Under the cover of darkness Sunday night, vandals downed alcohol, threw rocks and smashed the windows—along with over a decade of hard work, financial sacrifices and prayers—of a Chantilly mosque.
The Ahmadiyya Muslim community was reeling Monday after learning of the destruction at the construction site, which leaders estimated could cost up to $60,000 to repair. The vandals took out most of the glass windows and doors on the first floor, and even two windows high on the second floor.
“It’s kind of devastating to see," said Usman Ghumman, the general secretary. "All the windows are smashed in, like in an insane way. Like somebody went systematically, door to door, to whatever’s reachable.”
More upsetting than the financial damage, however, is the fact that the mosque's opening will now have to be delayed. The glass was specially-ordered and shaped, and cost between $3,000 to $6,000 per window, Ghumman said. It will take a long time to order and replace it, even if the insurance covers the entire cost in a timely fashion.
When the construction workers—who had been putting extra hours in on the weekends so the mosque could open in late February—left the site around 4:30 p.m. on Sunday afternoon, the site was fine. When the morning crew arrived early Monday, shards of glass were everywhere. The majority of the windows on the first floor were broken. Beer cans and empty alcohol containers were strewn all over—"enough for 20 men," said Tariq Hassan, of EMSI Engineering, the company building the mosque.
Ghumman said the vandals did not steal anything from the mosque, so he believes that they were specifically targeted, due to the amount of effort it would have taken to vandalize the building.
The irony is the Ahmadiyya Muslim community promotes peace, he said. Their motto is "love for all, hatred for none." The community is persecuted in some Islamic countries because of some of their beliefs, but hoped to reside peacefully in "a community where the Constitution says every man is able to worship, and there's freedom of religion,” Ghumman said.

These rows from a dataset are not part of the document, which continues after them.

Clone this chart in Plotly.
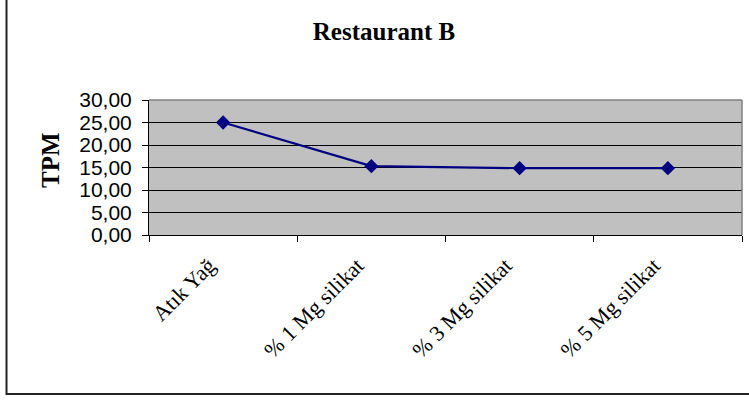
import plotly.graph_objects as go

# Data
categories = ["Atık Yağ", "% 1 Mg silikat", "% 3 Mg silikat", "% 5 Mg silikat"]
tpm_values = [25.0, 15.3, 14.85, 14.85]
y_ticks = [0, 5, 10, 15, 20, 25, 30]

W, H = 749, 403
L, R, T, B = 149, 7, 100, 168
pw, ph = W - L - R, H - T - B

navy = "#000080"

fig = go.Figure()
fig.add_trace(go.Scatter(
    x=categories, y=tpm_values, mode="lines+markers",
    line=dict(color=navy, width=2.2),
    marker=dict(symbol="diamond", size=11, color=navy),
    cliponaxis=False, showlegend=False,
))

def px_x(x):
    return (x - L) / pw

def px_y(y):
    return (H - B - y) / ph

fig.update_layout(
    width=W, height=H,
    margin=dict(l=L, r=R, t=T, b=B, pad=0),
    paper_bgcolor="white",
    plot_bgcolor="#C0C0C0",
    separators=",.",
    title=dict(
        text="<b>Restaurant B</b>",
        font=dict(family="Liberation Serif", size=25, color="black"),
        xref="container", yref="container",
        x=384 / W, y=1 - 31 / H, xanchor="center", yanchor="middle",
    ),
    xaxis=dict(
        type="category", range=[-0.5, 3.5],
        showgrid=False, showline=True, linecolor="black", linewidth=1,
        ticks="outside", tickson="boundaries", ticklen=6, tickcolor="black",
        tickangle=-45,
        tickfont=dict(family="Liberation Serif", size=22, color="black"),
        ticklabelshift=-14, ticklabelstandoff=8,
    ),
    yaxis=dict(
        range=[0, 30], tickvals=y_ticks, tickformat=".2f",
        showgrid=True, gridcolor="black", gridwidth=1, zeroline=False,
        showline=True, linecolor="black", linewidth=1,
        ticks="outside", ticklen=6, tickcolor="black",
        tickfont=dict(family="Liberation Sans", size=21, color="black"),
        ticklabelstandoff=6,
    ),
    annotations=[dict(
        text="<b>TPM</b>", textangle=-90, showarrow=False,
        xref="paper", yref="paper", x=px_x(50), y=px_y(160),
        xanchor="center", yanchor="middle",
        font=dict(family="Liberation Serif", size=25, color="black"),
    )],
    shapes=[
        # plot-area top and right edges
        dict(type="line", xref="paper", yref="paper", x0=0, x1=1, y0=1, y1=1,
             line=dict(color="#808080", width=1.5), layer="above"),
        dict(type="line", xref="paper", yref="paper", x0=1, x1=1, y0=0, y1=1,
             line=dict(color="#808080", width=1.5), layer="above"),
        # chart frame
        dict(type="rect", xref="paper", yref="paper",
             x0=px_x(6.5), x1=px_x(760), y0=px_y(394), y1=px_y(-10),
             line=dict(color="#222222", width=2), layer="below"),
    ],
)

fig.write_html("out.html")
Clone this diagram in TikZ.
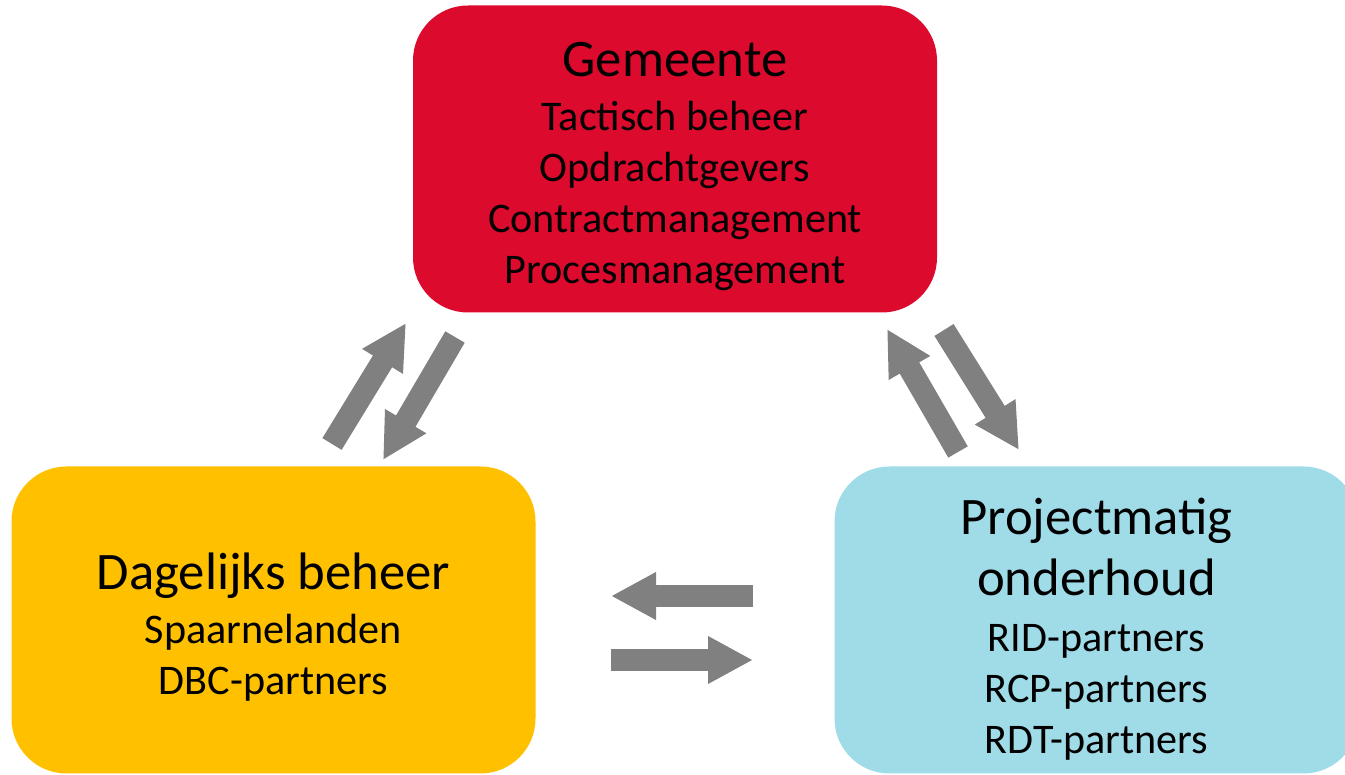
\documentclass[tikz,border=0pt]{standalone}
\usepackage{fontspec}
\setmainfont{Carlito}
\usepackage{xcolor}
\usetikzlibrary{arrows.meta}

\definecolor{gemred}{RGB}{220,10,45}
\definecolor{dagyellow}{RGB}{255,192,0}
\definecolor{projblue}{RGB}{160,219,232}
\definecolor{arrgray}{RGB}{128,128,128}
\newcommand{\ttlfont}{\fontsize{30}{36}\selectfont}

\begin{document}
\begin{tikzpicture}[
  box/.style={rounded corners=1.1cm, minimum width=10.48cm, minimum height=6.14cm, inner sep=0pt},
  txt/.style={align=center, font=\fontsize{24}{29}\selectfont, inner sep=0pt},
  blockarrow/.style={arrgray, line width=0.45cm, -{Triangle[length=0.9cm, width=0.89cm]}}
]
\clip (0,0) rectangle (26.9,15.5);

% Gemeente
\node[box, fill=gemred] (gem) at (13.5,12.32) {};
\node[txt] (gemtxt) at (13.5,12.17) {{\ttlfont Gemeente}\\[1.7pt] Tactisch beheer\\ Opdrachtgevers\\ Contractmanagement\\ Procesmanagement};

% Dagelijks beheer
\node[box, fill=dagyellow] (dag) at (5.47,3.10) {};
\node[txt] (dagtxt) at (5.47,2.96) {{\ttlfont Dagelijks beheer}\\[1.7pt] Spaarnelanden\\ DBC-partners};

% Projectmatig onderhoud
\node[box, fill=projblue] (proj) at (21.93,3.10) {};
\node[txt] (projtxt) at (21.93,2.92) {{\ttlfont Projectmatig}\\[6pt] {\ttlfont onderhoud}\\[2.5pt] RID-partners\\ RCP-partners\\ RDT-partners};

% Arrows Dagelijks - Gemeente
\coordinate (dg1) at (6.64,6.62);
\coordinate (dg2) at (8.12,9.04);
\coordinate (gd1) at (9.10,8.76);
\coordinate (gd2) at (7.66,6.30);
\draw[blockarrow] (dg1) -- (dg2);
\draw[blockarrow] (gd1) -- (gd2);

% Arrows Projectmatig - Gemeente
\coordinate (pg1) at (19.16,6.46);
\coordinate (pg2) at (17.74,8.92);
\coordinate (gp1) at (18.88,8.90);
\coordinate (gp2) at (20.38,6.50);
\draw[blockarrow] (pg1) -- (pg2);
\draw[blockarrow] (gp1) -- (gp2);

% Arrows Projectmatig - Dagelijks
\coordinate (pd1) at (15.06,3.58);
\coordinate (pd2) at (12.22,3.58);
\coordinate (dp1) at (12.22,2.30);
\coordinate (dp2) at (15.06,2.30);
\draw[blockarrow] (pd1) -- (pd2);
\draw[blockarrow] (dp1) -- (dp2);
\end{tikzpicture}
\end{document}
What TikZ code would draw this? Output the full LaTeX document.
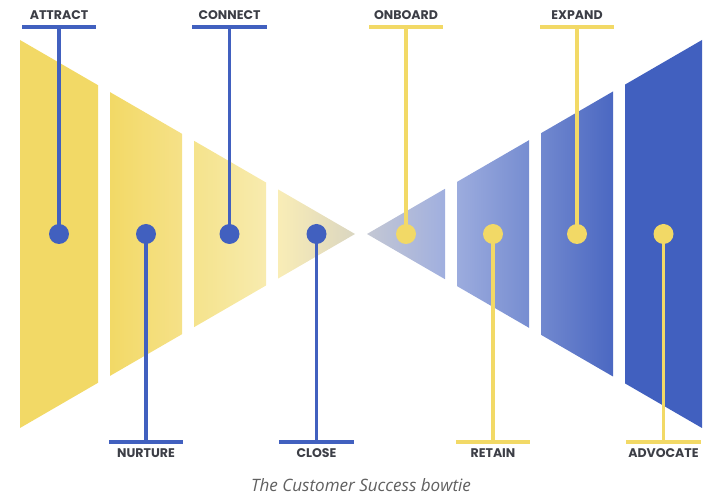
\documentclass[tikz,border=0pt]{standalone}
\usepackage{fontspec}
\usepackage[HTML]{xcolor}
\usepackage{tikz}
\usetikzlibrary{positioning, calc}
\newfontfamily\lblfont{Poppins}
\newfontfamily\capfont{Open Sans}
\definecolor{bowyellow}{HTML}{F2D966}
\definecolor{bowblue}{HTML}{4160BF}
\definecolor{lbltext}{HTML}{3C3E46}
\definecolor{captext}{HTML}{606060}

\begin{document}
\begin{tikzpicture}[x=0.75pt, y=-0.75pt,
  dot/.style={circle, inner sep=0pt, minimum size=15pt},
  bar/.style={rectangle, inner sep=0pt, minimum height=3pt, minimum width=56pt},
  stem/.style={line width=2.6pt},
  lbl/.style={font=\lblfont\bfseries\fontsize{9.4}{11}\selectfont, text=lbltext, inner sep=0pt}]
\useasboundingbox (0,0) rectangle (719,502);
% left half of the bowtie
\fill[bowyellow] (20,40) -- (98,85.2) -- (98,382.8) -- (20,428) -- cycle;
\shade[left color=bowyellow, right color=bowyellow!78!white] (110,92.1) -- (182,133.8) -- (182,334.2) -- (110,375.9) -- cycle;
\shade[left color=bowyellow!75!white, right color=bowyellow!52!white] (194,140.8) -- (266,182.5) -- (266,285.5) -- (194,327.2) -- cycle;
\shade[left color=bowyellow!48!white, right color=bowyellow!40!gray!45!white] (278,189.4) -- (355,234) -- (278,278.6) -- cycle;
% right half of the bowtie
\shade[left color=bowblue!30!gray!40!white, right color=bowblue!50!white] (367,234) -- (445,188.8) -- (445,279.2) -- cycle;
\shade[left color=bowblue!52!white, right color=bowblue!72!white] (457,181.9) -- (529,140.2) -- (529,327.8) -- (457,286.1) -- cycle;
\shade[left color=bowblue!75!white, right color=bowblue!95!white] (541,133.2) -- (613,91.5) -- (613,376.5) -- (541,334.8) -- cycle;
\fill[bowblue] (625,84.6) -- (702,40) -- (702,428) -- (625,383.4) -- cycle;
% markers
\foreach \name/\x/\y/\c in {attract/59/27/bowblue, connect/229.5/27/bowblue,
    onboard/406/27/bowyellow, expand/577/27/bowyellow,
    nurture/146/442/bowblue, close/316.5/442/bowblue,
    retain/493/442/bowyellow, advocate/663.5/442/bowyellow}{
  \node[bar, fill=\c] (\name-bar) at (\x,\y) {};
  \node[dot, fill=\c] (\name-dot) at (\x,234) {};
  \draw[stem, \c] (\name-dot.center) -- (\name-bar.center);
}
\node[lbl] (attract) at (59,15) {ATTRACT};
\node[lbl] (connect) at (229.5,15) {CONNECT};
\node[lbl] (onboard) at (406,15) {ONBOARD};
\node[lbl] (expand) at (577,15) {EXPAND};
\node[lbl] (nurture) at (146,453) {NURTURE};
\node[lbl] (close) at (316.5,453) {CLOSE};
\node[lbl] (retain) at (493,453) {RETAIN};
\node[lbl] (advocate) at (663.5,453) {ADVOCATE};
\node[font=\capfont\itshape\fontsize{12.8}{15}\selectfont, text=captext] (caption) at (361,485) {The Customer Success bowtie};
\end{tikzpicture}
\end{document}
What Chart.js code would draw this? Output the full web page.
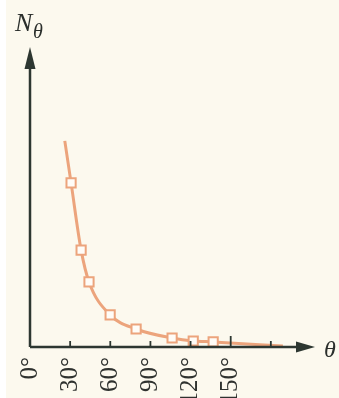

Ghumman and his community have experienced devastating vandalism before. Six or seven years ago, vandals broke into another mosque in the DC area and desecrated the Koran, he said.
The construction of the new mosque near Westfields Boulevard had evoked opposition from nearby neighborhoods over certain elements of the project, such as the height of the dome. After more than a decade of preparation, though, the community was finally ready to open the mosque, tentatively planned for the end of February.
Fairfax County police have dedicated considerable time and resources to finding the perpetrator or perpetrators. Detectives were investigating the site for a good portion of the day, and brought a dog to sniff over the area. The investigation is in early stages, but a priority for the officers at the Sully District Station. Anyone with information may contact Crime Solvers at 1-866-411-TIPS/8477.
As for the community, they have filed an insurance claim and intend to press charges against whoever vandalized the area.
“When things come along so well, you don’t expect it," Ghumman said. "Like it was too good to be true. Then all of a sudden something like this happens. It sets you back.”
Note: this article was published Jan. 31, 2012.